<287>Il fait ici le plus beau temps du monde, un peu plus froid que chez vous; il gèle les nuits, mais on peut se promener quatre heures par jour sans se plaindre du froid.

Je ne sais de quoi je m'avise de vous entretenir de la pluie et du beau temps. Soyez sûre, ma chère sœur, que de toutes les nouvelles que vous m'écrirez, celle de votre santé me sera la plus agréable, étant avec la plus parfaite tendresse, ma très-chère sœur, etc.

285. A LA MÊME.

Le 26 décembre 1754.



Ma très-chère sœur,

J'ai eu le plaisir de recevoir une lettre de votre part, datée d'Avignon.
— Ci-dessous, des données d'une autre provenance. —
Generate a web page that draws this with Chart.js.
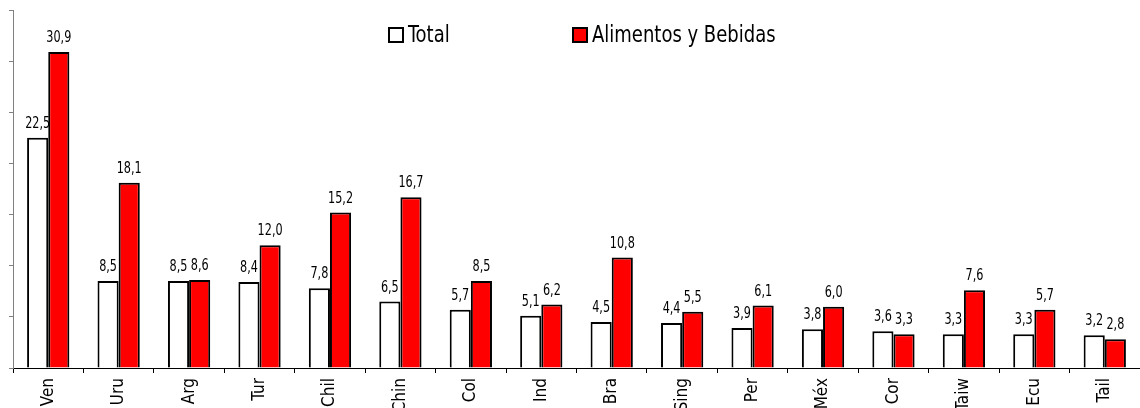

Je m'étonne, ma chère sœur, que vous y souffriez du froid; c'est un climat bien doux, et qui, de plus, est béni par le pape. Je suis fort étonné de tout ce que vous me dites dans votre lettre; on voit cependant partout que plus un État est grand, et moins il peut être bien administré en détail. Le vieux proverbe est assez vrai, qui dit que le monde va par des abus. Comment est-il possible que le gouvernement, qui se trouve à Versailles, soit informé de toutes les déprédations des fermiers généraux qui sucent le peuple? Comment peut-il porter un remède à tant d'abus, lorsque ceux qui devraient les examiner ne sont ni à l'abri des corruptions, ni intègres? Une des sources des maux que vous remarquez en France est, sans contredit, la considération que les richesses donnent dans ce pays; on fait cas de ceux qui ont du bien, qui font une grande dépense, et personne ne s'enquiert par quelle infamie ils ont acquis ces richesses.